Composite indices have become the lingua franca of development policy in India and across the region. Vulnerability indices, district performance indices, climate readiness scores, gender development rankings, aspirational district composite scores. They have several attractions: they reduce a multi-dimensional reality to a single number, they produce ordered rankings that journalists can quote, and they look like the output of a technical procedure.
The trouble is the third attraction. The composite index is not the output of a technical procedure. It is the output of a sequence of policy choices — about which dimensions to include, how to normalise them, and how to weight them — presented as if it were a calculation. The seams are usually invisible to the people the index governs.
The most consequential of those choices is weighting. Most published indices use equal weights and describe this choice as "transparent" or "neutral." Equal weighting is neither. It embeds the substantive claim that a unit of, say, heat-vulnerability matters as much to overall vulnerability as a unit of livelihood-vulnerability or a unit of healthcare access. Whether that claim is true is a question about how the constructed concept of vulnerability is supposed to map to lived experience or to programme priority. It is not a question that an arithmetic mean can answer.
The alternatives have their own problems. Principal components analysis chooses weights to maximise variance explained, which optimises for statistical separation between units rather than for any policy-relevant notion of importance. Expert-judgement weighting (Delphi panels, AHP) makes the value-laden nature of the choice explicit but introduces consensus dynamics that often pull weights toward whatever seems defensible at meeting time. Data envelopment analysis lets each unit choose its most favourable weights, which makes the index almost meaningless as a comparator.

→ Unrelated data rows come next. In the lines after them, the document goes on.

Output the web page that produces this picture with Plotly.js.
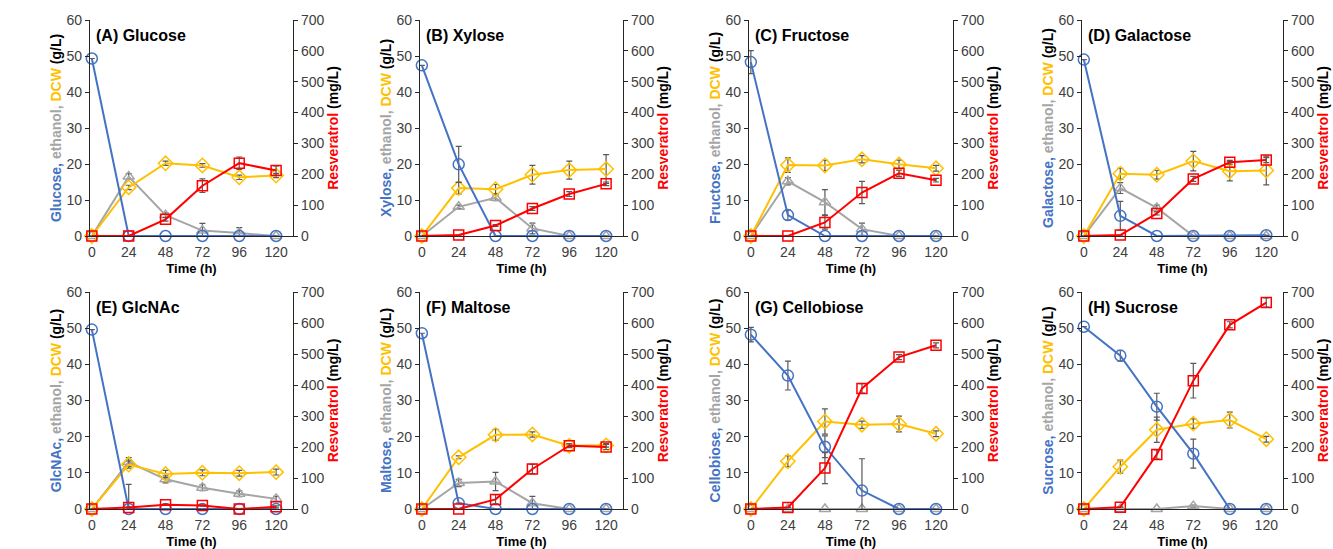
<!DOCTYPE html>
<html>
<head>
<meta charset="utf-8">
<script src="https://cdn.plot.ly/plotly-3.0.1.min.js"></script>
<style>html,body{margin:0;padding:0;background:#fff;}#chart{width:1333px;height:549px;}</style>
</head>
<body>
<div id="chart"></div>
<script>
// ---- Data ----
const time = [0, 24, 48, 72, 96, 120];
const panelLabels = ['(A) Glucose', '(B) Xylose', '(C) Fructose', '(D) Galactose', '(E) GlcNAc', '(F) Maltose', '(G) Cellobiose', '(H) Sucrose'];
const sugarNames = ['Glucose', 'Xylose', 'Fructose', 'Galactose', 'GlcNAc', 'Maltose', 'Cellobiose', 'Sucrose'];

// (A) Glucose
const sugarA = [49.3, 0, 0, 0, 0, 0];
const sugarErrA = [0, 0, 0, 0, 0, 0];
const ethanolA = [0, 16.5, 5.8, 1.5, 0.8, 0];
const ethanolErrA = [0, 0.8, 0.6, 2.0, 1.5, 0];
const dcwA = [0, 13.5, 20.2, 19.6, 16.3, 16.8];
const dcwErrA = [0, 0.6, 0.6, 0.5, 0.6, 0.6];
const resA = [0, 0, 54, 163, 236, 212];
const resErrA = [0, 0, 6, 22, 20, 15];

// (B) Xylose
const sugarB = [47.4, 19.9, 0, 0, 0, 0];
const sugarErrB = [0, 5.0, 0, 0, 0, 0];
const ethanolB = [0, 8.1, 10.6, 2.1, 0, 0];
const ethanolErrB = [0, 0.5, 0.8, 1.5, 0, 0];
const dcwB = [0, 13.3, 13.0, 17.0, 18.3, 18.6];
const dcwErrB = [0, 1.6, 1.3, 2.6, 2.5, 4.0];
const resB = [0, 3, 34, 89, 136, 169];
const resErrB = [0, 0, 3, 6, 8, 6];

// (C) Fructose
const sugarC = [48.3, 5.8, 0, 0, 0, 0];
const sugarErrC = [3.2, 1.4, 0, 0, 0, 0];
const ethanolC = [0, 15.2, 9.4, 1.9, 0, 0];
const ethanolErrC = [0, 1.0, 3.5, 1.7, 0, 0];
const dcwC = [0, 19.7, 19.6, 21.3, 19.9, 18.8];
const dcwErrC = [0, 2.0, 1.4, 1.0, 1.2, 0.8];
const resC = [0, 0, 44, 141, 203, 181];
const resErrC = [0, 0, 22, 36, 10, 6];

// (D) Galactose
const sugarD = [49.0, 5.6, 0, 0, 0, 0.2];
const sugarErrD = [0, 4.0, 0, 0, 0, 0];
const ethanolD = [0, 13.3, 7.8, 0, 0, 0];
const ethanolErrD = [0, 1.5, 0.8, 0, 0, 0];
const dcwD = [0, 17.3, 17.0, 20.8, 18.0, 18.2];
const dcwErrD = [0, 1.5, 1.2, 2.7, 2.7, 4.0];
const resD = [0, 3, 73, 185, 239, 246];
const resErrD = [0, 0, 5, 8, 6, 8];

// (E) GlcNAc
const sugarE = [49.6, 0, 0, 0, 0, 0];
const sugarErrE = [0, 6.8, 0, 0, 0, 0];
const ethanolE = [0, 13.0, 8.2, 5.9, 4.2, 2.8];
const ethanolErrE = [0, 1.2, 1.0, 0.8, 0.8, 0.7];
const dcwE = [0, 12.3, 9.7, 10.0, 9.9, 10.2];
const dcwErrE = [0, 1.0, 1.0, 0.8, 0.8, 0.8];
const resE = [0, 5, 14, 11, 0, 7];
const resErrE = [0, 2, 2, 2, 0, 3];

// (F) Maltose
const sugarF = [48.6, 1.6, 0, 0, 0, 0];
const sugarErrF = [0, 0, 0, 0, 0, 0];
const ethanolF = [0, 7.2, 7.6, 1.6, 0, 0];
const ethanolErrF = [0, 1.0, 2.5, 1.9, 0, 0];
const dcwF = [0, 14.3, 20.5, 20.6, 17.5, 17.6];
const dcwErrF = [0, 0.4, 1.5, 0.7, 0.5, 0.5];
const resF = [0, 0, 31, 129, 204, 200];
const resErrF = [0, 0, 15, 15, 6, 8];

// (G) Cellobiose
const sugarG = [48.2, 36.9, 17.2, 5.1, 0, 0];
const sugarErrG = [2.0, 4.0, 3.0, 8.8, 0, 0];
const ethanolG = [0, 0, 0, 0, 0, 0];
const ethanolErrG = [0, 0, 0, 0, 0, 0];
const dcwG = [0, 13.2, 24.2, 23.3, 23.5, 20.8];
const dcwErrG = [0, 1.5, 3.5, 1.0, 2.2, 0.8];
const resG = [0, 5, 132, 389, 490, 528];
const resErrG = [0, 0, 50, 15, 8, 8];

// (H) Sucrose
const sugarH = [50.4, 42.4, 28.3, 15.3, 0, 0];
const sugarErrH = [0, 1.5, 3.7, 4.0, 0, 0];
const ethanolH = [0, 0, 0, 0.8, 0, 0];
const ethanolErrH = [0, 0, 0, 0.3, 0, 0];
const dcwH = [0, 11.7, 21.9, 23.6, 24.6, 19.3];
const dcwErrH = [0, 1.8, 3.5, 1.3, 2.2, 0.8];
const resH = [0, 6, 176, 414, 594, 666];
const resErrH = [0, 0, 15, 56, 10, 15];

const sugarSets = [sugarA, sugarB, sugarC, sugarD, sugarE, sugarF, sugarG, sugarH];
const sugarErrSets = [sugarErrA, sugarErrB, sugarErrC, sugarErrD, sugarErrE, sugarErrF, sugarErrG, sugarErrH];
const ethanolSets = [ethanolA, ethanolB, ethanolC, ethanolD, ethanolE, ethanolF, ethanolG, ethanolH];
const ethanolErrSets = [ethanolErrA, ethanolErrB, ethanolErrC, ethanolErrD, ethanolErrE, ethanolErrF, ethanolErrG, ethanolErrH];
const dcwSets = [dcwA, dcwB, dcwC, dcwD, dcwE, dcwF, dcwG, dcwH];
const dcwErrSets = [dcwErrA, dcwErrB, dcwErrC, dcwErrD, dcwErrE, dcwErrF, dcwErrG, dcwErrH];
const resSets = [resA, resB, resC, resD, resE, resF, resG, resH];
const resErrSets = [resErrA, resErrB, resErrC, resErrD, resErrE, resErrF, resErrG, resErrH];

// ---- Styling ----
const W = 1333, H = 549;
const BLUE = '#4472C4', GRAY = '#A5A5A5', ORANGE = '#FFC000', RED = '#FF0000';
const ERR = '#595959';
const FONT = 'Liberation Sans, Arial, sans-serif';
const colLeft = [90, 420, 749, 1082];
const colRight = [293, 623, 953, 1283];
const rowTop = [20, 292];
const rowBottom = [236, 509];

const data = [];
const layout = {
  width: W, height: H,
  margin: {l: 0, r: 0, t: 0, b: 0},
  paper_bgcolor: '#fff', plot_bgcolor: 'rgba(0,0,0,0)',
  showlegend: false,
  font: {family: FONT, size: 14, color: '#404040'},
  annotations: []
};

function errObj(arr) {
  return {type: 'data', array: arr, visible: true, color: ERR, thickness: 1.2, width: 3};
}

for (let i = 0; i < 8; i++) {
  const col = i % 4, row = Math.floor(i / 4);
  const xn = i + 1, yl = 2 * i + 1, yr = 2 * i + 2;
  const xs = 'x' + xn, yls = 'y' + yl, yrs = 'y' + yr;
  const xkey = 'xaxis' + xn, ylkey = 'yaxis' + yl, yrkey = 'yaxis' + yr;

  layout[xkey] = {
    domain: [colLeft[col] / W, colRight[col] / W],
    anchor: yls,
    range: [-1.2, 131],
    tickvals: time,
    ticktext: time.map(String),
    showgrid: false, zeroline: false,
    showline: true, linecolor: '#262626', linewidth: 1.2,
    ticks: '', ticklabelstandoff: 3,
    tickfont: {family: FONT, size: 14, color: '#404040'},
    title: {text: '<b>Time (h)</b>', font: {family: FONT, size: 13, color: '#000'}, standoff: 4}
  };
  layout[ylkey] = {
    domain: [1 - rowBottom[row] / H, 1 - rowTop[row] / H],
    anchor: xs,
    range: [0, 60], dtick: 10,
    showgrid: false, zeroline: false,
    showline: true, linecolor: '#262626', linewidth: 1.2,
    ticks: 'outside', ticklen: 4, tickcolor: '#262626',
    tickfont: {family: FONT, size: 14, color: '#404040'},
    title: {
      text: '<b><span style="color:' + BLUE + '">' + sugarNames[i] + ',</span> <span style="color:' + GRAY + '">ethanol,</span> <span style="color:' + ORANGE + '">DCW</span> <span style="color:#000">(g/L)</span></b>',
      font: {family: FONT, size: 14, color: '#000'}, standoff: 1
    }
  };
  layout[yrkey] = {
    overlaying: yls,
    anchor: xs,
    side: 'right',
    range: [0, 700], dtick: 100,
    showgrid: false, zeroline: false,
    showline: true, linecolor: '#262626', linewidth: 1.2,
    ticks: 'outside', ticklen: 4, tickcolor: '#262626',
    tickfont: {family: FONT, size: 14, color: '#404040'},
    title: {
      text: '<b><span style="color:' + RED + '">Resveratrol</span> <span style="color:#000">(mg/L)</span></b>',
      font: {family: FONT, size: 14, color: '#000'}, standoff: 1
    }
  };

  layout.annotations.push({
    xref: xs + ' domain', yref: yls + ' domain',
    x: 0.02, y: 0.93, xanchor: 'left', yanchor: 'middle',
    text: '<b>' + panelLabels[i] + '</b>', showarrow: false,
    font: {family: FONT, size: 16, color: '#000'}
  });

  const common = {x: time, xaxis: xs, mode: 'lines+markers', cliponaxis: false, hoverinfo: 'skip'};
  data.push(Object.assign({}, common, {
    y: ethanolSets[i], yaxis: yls,
    line: {color: GRAY, width: 2},
    marker: {symbol: 'triangle-up-open', size: 10, color: GRAY, line: {color: GRAY, width: 1.5}},
    error_y: errObj(ethanolErrSets[i])
  }));
  data.push(Object.assign({}, common, {
    y: dcwSets[i], yaxis: yls,
    line: {color: ORANGE, width: 2},
    marker: {symbol: 'diamond-open', size: 11, color: ORANGE, line: {color: ORANGE, width: 1.5}},
    error_y: errObj(dcwErrSets[i])
  }));
  data.push(Object.assign({}, common, {
    y: sugarSets[i], yaxis: yls,
    line: {color: BLUE, width: 2},
    marker: {symbol: 'circle-open', size: 11, color: BLUE, line: {color: BLUE, width: 1.5}},
    error_y: errObj(sugarErrSets[i])
  }));
  data.push(Object.assign({}, common, {
    y: resSets[i], yaxis: yrs,
    line: {color: RED, width: 2},
    marker: {symbol: 'square-open', size: 10, color: RED, line: {color: RED, width: 1.5}},
    error_y: errObj(resErrSets[i])
  }));
}

Plotly.newPlot('chart', data, layout, {staticPlot: true, displayModeBar: false});
</script>
</body>
</html>
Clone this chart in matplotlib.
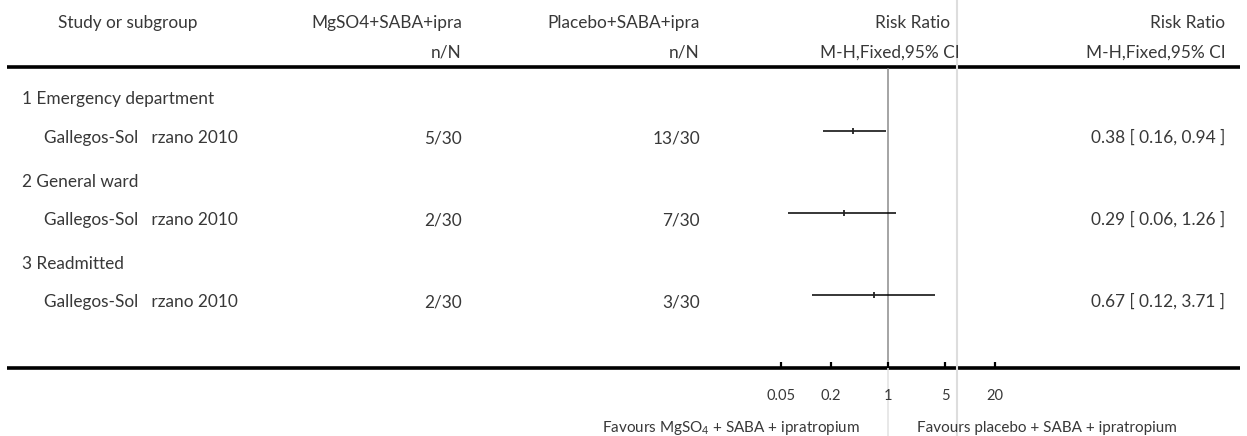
import matplotlib
matplotlib.use("Agg")
import matplotlib.pyplot as plt

# ---- data ----
subgroups = ["1 Emergency department", "2 General ward", "3 Readmitted"]
studies = ["Gallegos-Sol   rzano 2010", "Gallegos-Sol   rzano 2010", "Gallegos-Sol   rzano 2010"]
mg_events = ["5/30", "2/30", "2/30"]
placebo_events = ["13/30", "7/30", "3/30"]
rr = [0.38, 0.29, 0.67]
ci_low = [0.16, 0.06, 0.12]
ci_high = [0.94, 1.26, 3.71]
tick_values = [0.05, 0.2, 1, 5, 20]
tick_labels = ["0.05", "0.2", "1", "5", "20"]

# ---- layout (pixels) ----
W, H = 1247, 436
X_ONE = 888          # pixel position of RR = 1
PX_PER_DECADE = 82.2
sub_base = [104, 187, 269]     # subgroup label baselines
study_line = [131, 213, 295]   # CI line heights
study_base = [143, 225, 307]   # study text baselines
AXIS_Y = 368

plt.rcParams["font.family"] = ["Lato", "DejaVu Sans"]
plt.rcParams["mathtext.fontset"] = "custom"
plt.rcParams["mathtext.rm"] = "Lato"
plt.rcParams["mathtext.it"] = "Lato:italic"
plt.rcParams["mathtext.bf"] = "Lato:bold"
FS = 12.4
TXT = "#383838"

fig = plt.figure(figsize=(W / 100, H / 100), dpi=100)
bg = fig.add_axes([0, 0, 1, 1])
bg.set_xlim(0, W)
bg.set_ylim(H, 0)
bg.axis("off")

fa = fig.add_axes([0, 0, 1, 1], zorder=2)
fa.patch.set_alpha(0)
fa.set_xscale("log")
fa.set_xlim(10 ** ((0 - X_ONE) / PX_PER_DECADE), 10 ** ((W - X_ONE) / PX_PER_DECADE))
fa.set_ylim(H, 0)
fa.axis("off")


def put(ax, x, y, s, ha="left", fs=FS):
    ax.text(x, y, s, fontsize=fs, color=TXT, ha=ha, va="baseline")


# header
put(bg, 58, 28, "Study or subgroup")
put(bg, 462, 28, "MgSO4+SABA+ipra", "right")
put(bg, 462, 58, "n/N", "right")
put(bg, 700, 28, "Placebo+SABA+ipra", "right")
put(bg, 700, 58, "n/N", "right")
put(bg, 950, 28, "Risk Ratio", "right")
put(bg, 960, 58, "M-H,Fixed,95% CI", "right")
put(bg, 1225, 28, "Risk Ratio", "right")
put(bg, 1226, 58, "M-H,Fixed,95% CI", "right")

# horizontal rules
bg.plot([7, 1240], [67, 67], color="black", lw=2.6, solid_capstyle="butt")
bg.plot([7, 1240], [AXIS_Y, AXIS_Y], color="black", lw=2.6, solid_capstyle="butt")

# separator line
bg.plot([957, 957], [0, H], color="#dddddd", lw=1.5)

# line of no effect
fa.plot([1, 1], [69, AXIS_Y], color="#8c8c8c", lw=1.1, zorder=1)
fa.plot([1, 1], [AXIS_Y, H], color="#e2e2e2", lw=1.1, zorder=1)

# rows
for i in range(len(subgroups)):
    put(bg, 22, sub_base[i], subgroups[i])
    put(bg, 44, study_base[i], studies[i])
    put(bg, 462, study_base[i], mg_events[i], "right")
    put(bg, 700, study_base[i], placebo_events[i], "right")
    put(bg, 1225, study_base[i],
        f"{rr[i]:.2f} [ {ci_low[i]:.2f}, {ci_high[i]:.2f} ]", "right")
    fa.plot([ci_low[i], ci_high[i]], [study_line[i], study_line[i]],
            color="black", lw=1.1, solid_capstyle="butt", zorder=3)
    fa.plot([rr[i]], [study_line[i]], marker="|", ms=4, color="#222222",
            markeredgewidth=1.3, zorder=4)

# axis ticks and labels
for v, lab in zip(tick_values, tick_labels):
    fa.plot([v, v], [AXIS_Y - 6, AXIS_Y], color="black", lw=1.6, solid_capstyle="butt")
    put(fa, v, 400, lab, "center", 10.5)

put(bg, 860, 432, "Favours MgSO$_4$ + SABA + ipratropium", "right", 11)
put(bg, 917, 432, "Favours placebo + SABA + ipratropium", "left", 11)

fig.savefig("out.png", dpi=100)
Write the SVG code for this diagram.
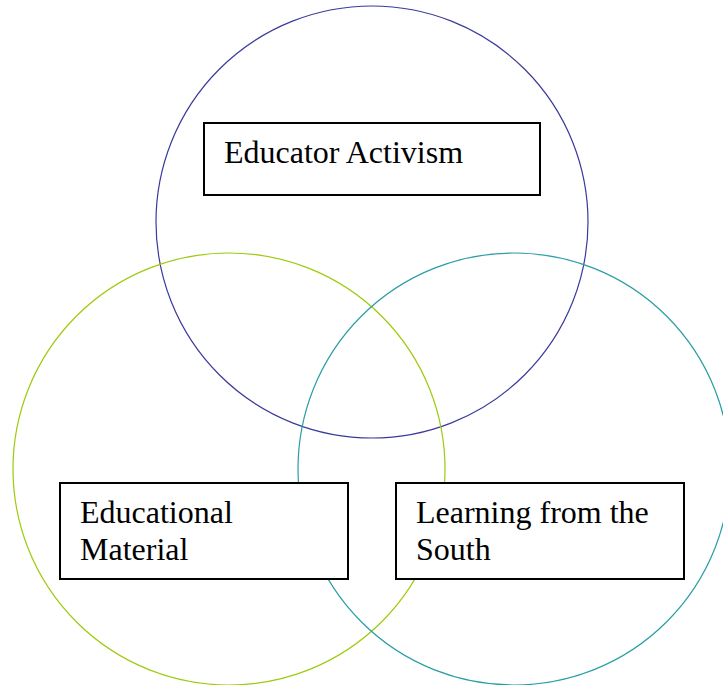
<svg xmlns="http://www.w3.org/2000/svg" width="723" height="685" viewBox="0 0 723 685">
<style>
.c{fill:none;stroke-width:1.2}
.b{fill:#fff;stroke:#000;stroke-width:2}
.t{font-family:"Liberation Serif","Times New Roman",serif;font-size:32px;fill:#000}
</style>
<rect width="723" height="685" fill="#fff"/>
<g id="connectors"></g>
<g id="circle-top"><circle class="c" cx="372" cy="222" r="216" stroke="#3a3a9c"/></g>
<g id="circle-left"><circle class="c" cx="229" cy="469" r="216" stroke="#9dcb0c"/></g>
<g id="circle-right"><circle class="c" cx="514" cy="469" r="216" stroke="#2a9ea5"/></g>
<g id="node-educator-activism">
<rect class="b" x="204" y="123" width="336" height="72"/>
<text class="t" x="224" y="163">Educator Activism</text>
</g>
<g id="node-educational-material">
<rect class="b" x="60" y="483" width="288" height="96"/>
<text class="t" x="80" y="523">Educational</text>
<text class="t" x="80" y="560">Material</text>
</g>
<g id="node-learning-south">
<rect class="b" x="396" y="483" width="288" height="96"/>
<text class="t" x="416" y="523">Learning from the</text>
<text class="t" x="416" y="560">South</text>
</g>
</svg>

What is rarely communicated — and is the empirical heart of the matter — is how sensitive rank order is to weight choice. In practice, when one runs the same index under five reasonable weighting schemes, the top decile and bottom decile tend to be stable. The middle of the distribution swings substantially. A district at rank 47 under equal weighting can be at rank 23 or rank 71 under defensible alternative weights. The headlines are never about the top and bottom of the distribution. They are almost always about whether the policymaker's district moved up or down. The middle is where the action is.
The downstream consequence is that index-driven policy — "we will support the bottom 50 districts on this index" — is making allocation decisions in the part of the distribution where weight choice dominates the data. The optics suggest that allocation is following evidence; the substance is that allocation is following whichever weight scheme the index designers happened to choose, often without sensitivity testing.
Goodhart's law arrives shortly after the index does. Once a composite is a target, its components become targets, which means they become reported with a strategic eye toward their effect on the rank. Sub-component manipulation is rarely outright fraud. It is more often selective compliance with reporting protocols, prioritisation of components that are visible in the index, and de-prioritisation of activity that is hard to translate into a sub-indicator. The index becomes the policy in a way that the index designers usually did not intend.
NITI Aayog's Aspirational Districts Programme is a useful case study because the index, the rankings, and the methodology documents are all public. The programme deserves credit for openness; it also illustrates the dynamics. The composite delta-ranking system rewards improvement on the index, which means districts have an incentive to focus on whichever indicators move most quickly under available levers, not necessarily whichever indicators reflect the most binding development constraints. This is not a critique of the programme's intent, which is serious. It is a remark about what happens when an index is upgraded from analytical tool to allocation rule.
What is the better practice? First, treat composite indices as exploratory and communicative tools, not as targets. Second, publish component-level data alongside the composite, and visualise it in a form that does not collapse to a rank. Heatmaps and small multiples carry more information than ordered lists. Third, publish weight sensitivity analysis — if rankings shift substantially under reasonable alternative weights, say so. Fourth, and most importantly, name the weights for what they are: a value choice about what matters, made by named people, defensible on grounds that should be stated.
The aesthetic appeal of a single number is also its political danger. A district ranked 47th cannot easily argue with the rank without accepting the methodology, and accepting the methodology requires accepting the weights, which were never up for argument. Reframing the index as one of several possible orderings, each defensible under particular value commitments, is more honest. It is also harder to put on a slide.
Useful references: the OECD/JRC Handbook on Constructing Composite Indicators remains the standard treatment of weighting and aggregation; NITI Aayog's Aspirational Districts dashboard publishes component-level data alongside the composite and is worth comparing under alternative weighting schemes; and Lant Pritchett's CGD essay on folk and formula in development measurement is a useful cross-reference.